Abuso psicológico

 



Contém gatilhos ⚠️

Ontem recebi uma mensagem que me deixou muito feliz (que até postei nos stories) mas, ao mesmo tempo com vontade de chorar por não corresponder à minha realidade, não neste momento. É muito difícil abrir isso e talvez esse seja o texto mais difícil e doloroso que já escrevi. Eu tenho 29 anos e um pai alcoólatra que mora comigo. Alguns amigos acham que ele é separado da minha mãe, alguns nem acham que tenho pai porque ele nunca está presente. Ele não está presente aqui, em nenhuma rede social. Ele nunca esteve presente na minha vida, ou pior, quase sempre quando se faz presente é um momento de conflito e dor. 


Desde que me conheço por gente, convivo com esse vício dele. Ele é do tipo que bebe e se torna agressivo. Não posso dizer que sofri outro tipo de agressões, apesar de alguns episódios durante a minha vida toda que envolveram até agressão física, mas aprendi que não importa a agressão, a dor e o dano trazem muitas consequências. Olha, não sei se para você é normal você ouvir quase todos os dias “você é idiota, você é imbecil”, não sei se para você é comum ouvir ofensas, ser chamada de v@gab*** ou coisas do tipo. Eu ouço isso, ouvi ainda ontem. Não sei se teu pai já te disse, no auge da raiva (falando para mim e minha mãe) “tomara que vocês morram de COVID”. Há bem mais, muito mais, infinitamente mais. Cabem tantas palavras em 29 anos. Não sei se é normal viver com medo, sentir um aperto no coração quando ele chega gritando no portão, se é normal não dormir em paz, se é normal só ouvir alguém te por para baixo, insultar, humilhar, relembrar coisas do seu passado, colocar em jogo sua fé, descontar todas as frustrações da vida nas pessoas que moram com você e até mesmo ameaçar. Isso tudo quase que diariamente. É desesperador se sentir impotente para mudar essa realidade.

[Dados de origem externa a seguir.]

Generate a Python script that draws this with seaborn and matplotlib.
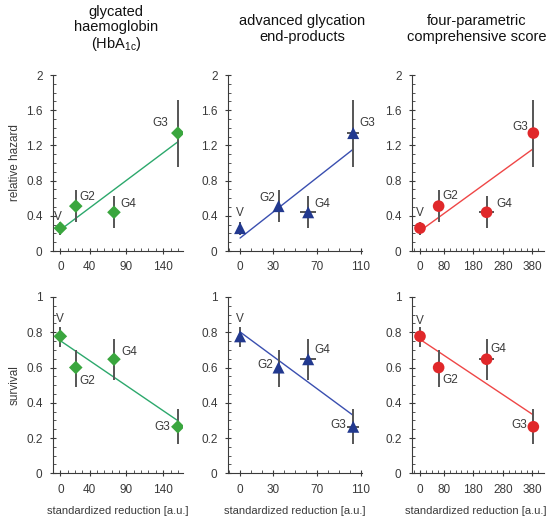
import numpy as np
import pandas as pd
import matplotlib
matplotlib.use('Agg')
import matplotlib.pyplot as plt
import seaborn as sns
from matplotlib.ticker import MultipleLocator, FixedLocator, FuncFormatter

# ---------------- data ----------------
groups = ['V', 'G2', 'G4', 'G3']
hba1c_x = [0, 21, 73, 160]
age_x = [0, 35, 62, 103]
score_x = [0, 63, 225, 383]
hba1c_xerr = [0, 0, 0, 0]
age_xerr = [0, 0, 7.5, 5.3]
score_xerr = [0, 0, 24, 0]

hazard = [0.26, 0.51, 0.44, 1.34]
hazard_lo = [0.185, 0.33, 0.26, 0.96]
hazard_hi = [0.335, 0.69, 0.62, 1.72]
survival = [0.777, 0.60, 0.647, 0.264]
survival_lo = [0.716, 0.49, 0.53, 0.164]
survival_hi = [0.83, 0.70, 0.764, 0.362]

titles = ['glycated\nhaemoglobin\n(HbA$_{\\mathregular{1c}}$)',
          'advanced glycation\nend-products',
          'four-parametric\ncomprehensive score']
xticks = [[0, 40, 90, 140], [0, 30, 70, 110], [0, 80, 180, 280, 380]]
row_labels = ['relative hazard', 'survival']
xlabel = 'standardized reduction [a.u.]'

# ---------------- style ----------------
sns.set_theme(style='white')
plt.rcParams['font.family'] = ['Liberation Sans', 'DejaVu Sans']
plt.rcParams['mathtext.fontset'] = 'custom'
plt.rcParams['mathtext.rm'] = 'Liberation Sans'

xs = [hba1c_x, age_x, score_x]
xerrs = [hba1c_xerr, age_xerr, score_xerr]
xlims = [(-10, 167), (-11, 111), (-27, 419)]
xminor = [10, 10, 20]
markers = ['D', '^', 'o']
msizes = [48, 75, 70]
mcolors = ['#3aa63e', '#22398f', '#e0282a']
lcolors = ['#2ca86c', '#3a4fb0', '#ef4646']
ax_left = [53, 228, 412]
ax_right = [183, 362, 544]
title_x = [116, 302, 477]
xlabel_x = [118, 295, 476]

W, H = 550, 522
rows = [
    dict(y=hazard, lo=hazard_lo, hi=hazard_hi, top=75, bot=251, ylim=(0, 2), major=0.4, minor=0.1),
    dict(y=survival, lo=survival_lo, hi=survival_hi, top=297, bot=473.3, ylim=(0, 1), major=0.2, minor=0.05),
]

# label offsets in pixels: (dx, dy, ha) for V, G2, G4, G3
offsets = {
    (0, 0): [(-2, 11, 'center'), (4, 9, 'left'), (6, 8, 'left'), (-10, 10, 'right')],
    (0, 1): [(0, 15, 'center'), (-3, 8, 'right'), (6, 8, 'left'), (6, 10, 'left')],
    (0, 2): [(0, 15, 'center'), (4, 10, 'left'), (10, 8, 'left'), (-5, 6, 'right')],
    (1, 0): [(0, 17, 'center'), (4, -13, 'left'), (7, 7, 'left'), (-8, 0, 'right')],
    (1, 1): [(0, 17, 'center'), (-5, 3, 'right'), (6, 9, 'left'), (-7, 2, 'right')],
    (1, 2): [(0, 15, 'center'), (4, -12, 'left'), (4, 10, 'left'), (-6, 2, 'right')],
}

fig = plt.figure(figsize=(W / 100, H / 100), dpi=100)
tc = '#3a3a3a'
px2pt = 72 / 100

for r, row in enumerate(rows):
    for c in range(3):
        ax = fig.add_axes([ax_left[c] / W, 1 - row['bot'] / H,
                           (ax_right[c] - ax_left[c]) / W, (row['bot'] - row['top']) / H])
        df = pd.DataFrame({'x': xs[c], 'y': row['y'], 'lo': row['lo'], 'hi': row['hi'],
                           'xerr': xerrs[c], 'g': groups})
        sns.regplot(data=df, x='x', y='y', scatter=False, ci=None, truncate=True,
                    line_kws=dict(color=lcolors[c], lw=1.0, zorder=1), ax=ax)
        ax.errorbar(df['x'], df['y'], yerr=[df['y'] - df['lo'], df['hi'] - df['y']],
                    xerr=df['xerr'], fmt='none', ecolor='#555555', elinewidth=1.4,
                    capsize=0, zorder=2)
        sns.scatterplot(data=df, x='x', y='y', marker=markers[c], s=msizes[c],
                        color=mcolors[c], edgecolor='none', linewidth=0, ax=ax, zorder=3)
        for i, g in enumerate(groups):
            dx, dy, ha = offsets[(r, c)][i]
            ax.annotate(g, (df['x'][i], df['y'][i]), xytext=(dx * px2pt, dy * px2pt),
                        textcoords='offset points', ha=ha, va='center',
                        fontsize=8.5, color=tc)
        ax.set_xlim(*xlims[c])
        ax.set_ylim(*row['ylim'])
        ax.xaxis.set_major_locator(FixedLocator(xticks[c]))
        ax.xaxis.set_minor_locator(MultipleLocator(xminor[c]))
        ax.yaxis.set_major_locator(MultipleLocator(row['major']))
        ax.yaxis.set_minor_locator(MultipleLocator(row['minor']))
        ax.yaxis.set_major_formatter(FuncFormatter(lambda v, p: '%g' % round(v, 2)))
        for s in ['top', 'right']:
            ax.spines[s].set_visible(False)
        for s in ['left', 'bottom']:
            ax.spines[s].set_color(tc)
            ax.spines[s].set_linewidth(0.8)
        ax.tick_params(which='major', direction='inout', length=5, width=0.8,
                       color=tc, labelsize=8.5, labelcolor=tc, pad=5,
                       left=True, bottom=True)
        ax.tick_params(which='minor', direction='in', length=2.5, width=0.6,
                       color=tc, left=True, bottom=True)
        ax.set_xlabel('')
        ax.set_ylabel('')
        ax.grid(False)
        ax.patch.set_alpha(0)

    fig.text(15 / W, 1 - ((row['top'] + row['bot']) / 2) / H, row_labels[r],
             rotation=90, ha='center', va='center', fontsize=8.5, color=tc)

for c in range(3):
    fig.text(title_x[c] / W, 1 - 29 / H, titles[c], ha='center', va='center',
             fontsize=10.5, color='#111111', linespacing=1.1)
    fig.text(xlabel_x[c] / W, 1 - 511 / H, xlabel,
             ha='center', va='center', fontsize=8, color=tc)

fig.savefig('out.png', dpi=100)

Eu sei que quem vê minha mãe, irmã e a mim nem imaginam, muitas vezes, o que há por trás do nosso sorriso. Sim, nós somos mulheres de fé. Sim, nós já ouvimos a vida toda que Deus pode transformar, mudar, e eu não duvido do poder dEle. Sim, eu sei que tenho que perdoar, eu já pedi perdão para ele muitas vezes, já chorei a frustração de não conseguir perdoar, já não sei a diferença entre perdoar de novo ou se algum dia fui capaz de perdoar tudo de verdade. Só sei uma mudança vem de um lugar de escolha. E até hoje só vejo que todos os dias ele escolhe nos ferir ainda mais, e não somente a nós, mas seus irmãos, parentes, vizinhos, qualquer um que seja mais próximo. Sim, ele também tem dores e traumas, Deus sabe o quanto tentei entender. Mas nossas dores são motivos para ferir e traumatizar outros impunimente? A lei Maria da Penha está aí para provar que não. 


Este texto é um desabafo. Este texto é para dizer que cada sorriso desse feed é genuíno, mas a dor diária também é, o grito na minha alma também é. Este texto é uma dedução de que abuso psicológico existe, que a pandemia com certeza agravou tudo isso, e que existem em mim crises, traumas e medos que só mesmo Jesus pode me ajudar, mesmo na minha fé por vezes vacilante. Esse texto é para dizer que Deus é refúgio e que por Ele que podemos viver como se todo esse desequilíbrio no lar não existisse. É para enaltecer mulheres como a minha mãe, que tinham tudo também para se entregar ao sofrimento e sucumbir em meio a tantas ofensas, mas decidiram lutar e é infinita a minha gratidão por tudo que minha mãe, por tudo que ela já viveu e por tanto que ela já aguentou. Mãe, você é o meu melhor exemplo, minha heroína. 


Nunca fui de desabafar em redes sociais, mas eu decidi que minhas dores serão para ajudar a curar outras pessoas. Se você passou/passa por algo assim você não está só. Sabe, tem uma música que eu gosto muito que diz “toda dor é por enquanto”. Mas, quando está doendo, a dor parece eterna.